Denn Sonnenblick´s Zugang definiert sich über den Humor: Vor allem in den Kommentaren zu seinem eigenen Verhalten treibt der Ich-Erzähler die Selbstironie auf die Spitze. Und es gibt viel Situationskomik, etwa wenn San einen Hamburger essen will ohne daran zu denken, dass er als Buddhist eigentlich Vegetarier sein sollte, oder seine unfreiwillige Rettungsaktion eines Tausendfüßlers, vor dem er sich total ekelt. Auch wenn der Autor manchmal hart an der Grenze ist, zu überziehen – der Witz funktioniert. Übrigens schon seit Sonnenblicks Debutroman „Wie ich zum besten Schlagzeuger der Welt wurde und warum“, mit dem er 2009 für den Deutschen Jugendliteraturpreis nominiert war.

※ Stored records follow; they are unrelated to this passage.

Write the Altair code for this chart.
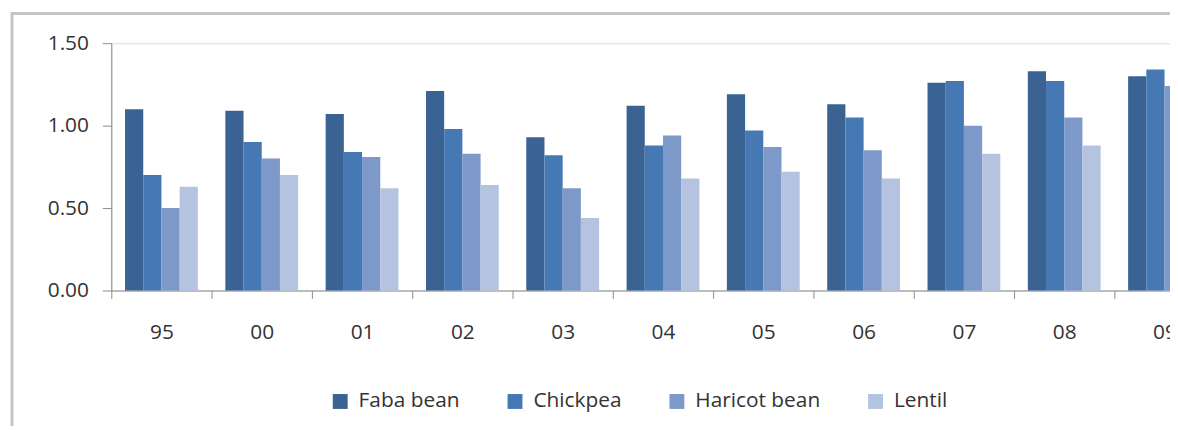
import altair as alt
import pandas as pd

years = ["95", "00", "01", "02", "03", "04", "05", "06", "07", "08", "09"]
crops = ["Faba bean", "Chickpea", "Haricot bean", "Lentil"]
faba = [1.10, 1.09, 1.07, 1.21, 0.93, 1.12, 1.19, 1.13, 1.26, 1.33, 1.30]
chickpea = [0.70, 0.90, 0.84, 0.98, 0.82, 0.88, 0.97, 1.05, 1.27, 1.27, 1.34]
haricot = [0.50, 0.80, 0.81, 0.83, 0.62, 0.94, 0.87, 0.85, 1.00, 1.05, 1.24]
lentil = [0.63, 0.70, 0.62, 0.64, 0.44, 0.68, 0.72, 0.68, 0.83, 0.88, 0.95]
colors = ["#3A6394", "#4678B4", "#7D99C9", "#B4C4E0"]

series = {"Faba bean": faba, "Chickpea": chickpea, "Haricot bean": haricot, "Lentil": lentil}
rows = []
for c in crops:
    for y, v in zip(years, series[c]):
        rows.append({"Year": y, "Crop": c, "Value": v})
df = pd.DataFrame(rows)

FONT = "Open Sans"
FS = 21
TXT = "#333333"
AX = "#8c8c8c"

bars = alt.Chart(df).mark_bar().encode(
    x=alt.X(
        "Year:N",
        sort=years,
        scale=alt.Scale(range=[0, 1111], paddingInner=0, paddingOuter=0),
        axis=alt.Axis(
            title=None, labelAngle=0, tickBand="extent", tickSize=8,
            tickColor=AX, domainColor=AX, labelPadding=23, labelFontSize=FS,
            labelColor=TXT, labelFont=FONT, grid=False,
        ),
    ),
    xOffset=alt.XOffset("Crop:N", sort=crops,
                        scale=alt.Scale(paddingInner=0, paddingOuter=0.755)),
    y=alt.Y(
        "Value:Q",
        scale=alt.Scale(domain=[0, 1.5], nice=False),
        axis=alt.Axis(
            title=None, values=[0, 0.5, 1.0, 1.5], format=".2f", grid=False,
            tickSize=9, tickColor=AX, domainColor=AX, labelPadding=14,
            labelFontSize=FS, labelColor=TXT, labelFont=FONT,
        ),
    ),
    color=alt.Color(
        "Crop:N",
        sort=crops,
        scale=alt.Scale(domain=crops, range=colors),
        legend=alt.Legend(
            title=None, orient="none", legendX=220, legendY=350,
            direction="horizontal", symbolType="square", symbolSize=225,
            symbolStrokeWidth=0, labelFontSize=FS, labelColor=TXT,
            labelFont=FONT, columnPadding=45, labelOffset=8, padding=0,
        ),
    ),
)

frame = alt.Chart(alt.Data(values=[{"k": 1}])).mark_rect(
    fill=None, stroke="#c4c4c4", strokeWidth=3
).encode(
    x=alt.value(-100), x2=alt.value(1200), y=alt.value(-30), y2=alt.value(600)
)

chart = alt.layer(frame, bars).properties(
    width=1066, height=249,
    autosize=alt.AutoSizeParams(type="none"),
    padding={"left": 104, "top": 34, "right": 0, "bottom": 135},
).configure_view(stroke=None).configure(background="white")

chart.save("out.html", embed_options={"renderer": "svg", "actions": False})
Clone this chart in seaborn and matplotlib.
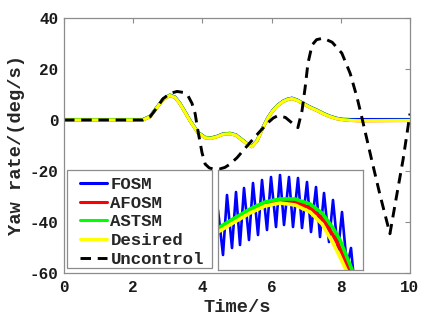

Identitäten zu konstruieren, die nichts mit der Realität zu tun haben, eine Rolle zu spielen, um andere zu beeindrucken – das ist etwas, mit dem Jugendliche wohl sehr viel anfangen können. Mit Zen-Buddhismus möglicherweise erst mal weniger, doch den nehmen sie beim Lesen unangestrengt und unauffällig mit. Indem der Autor die zentralen Inhalte und Aussagen dieser Geisteshaltung ganz selbstverständlich in Dialoge und innere Monologe einfließen lässt, sie an Sans Selbstfindungsprozess aufhängt und vor allem eine Liebesgeschichte darum herum baut, verlieren selbst die demonstrativsten Sprüche ihre Aufdringlichkeit oder Banalität.
Im Original lautet der Titel denn auch „Zen And The Art Of Faking It“. Das trifft den Tonfall und die erzählerische Linie des Buches bedeutend besser als „Buddha-Boy“, wobei die Übersetzung von Gerda Bean durchaus auf dem Punkt ist – Komik in eine andere Sprache zu transportieren, ist bekanntlich keine kleine Herausforderung.

Etwas gut faken zu können, zählt nicht nur in Amerika, in dem der Roman deutlich spürbar spielt, zu hochgeschätzten Fähigkeiten. Sich dieser gesellschaftlich akzeptierten Praxis zu verweigern wiederum gehört zu den Dingen, die eine echte Identität ausmachen. Erzählt uns jedenfalls „Buddha-Boy“.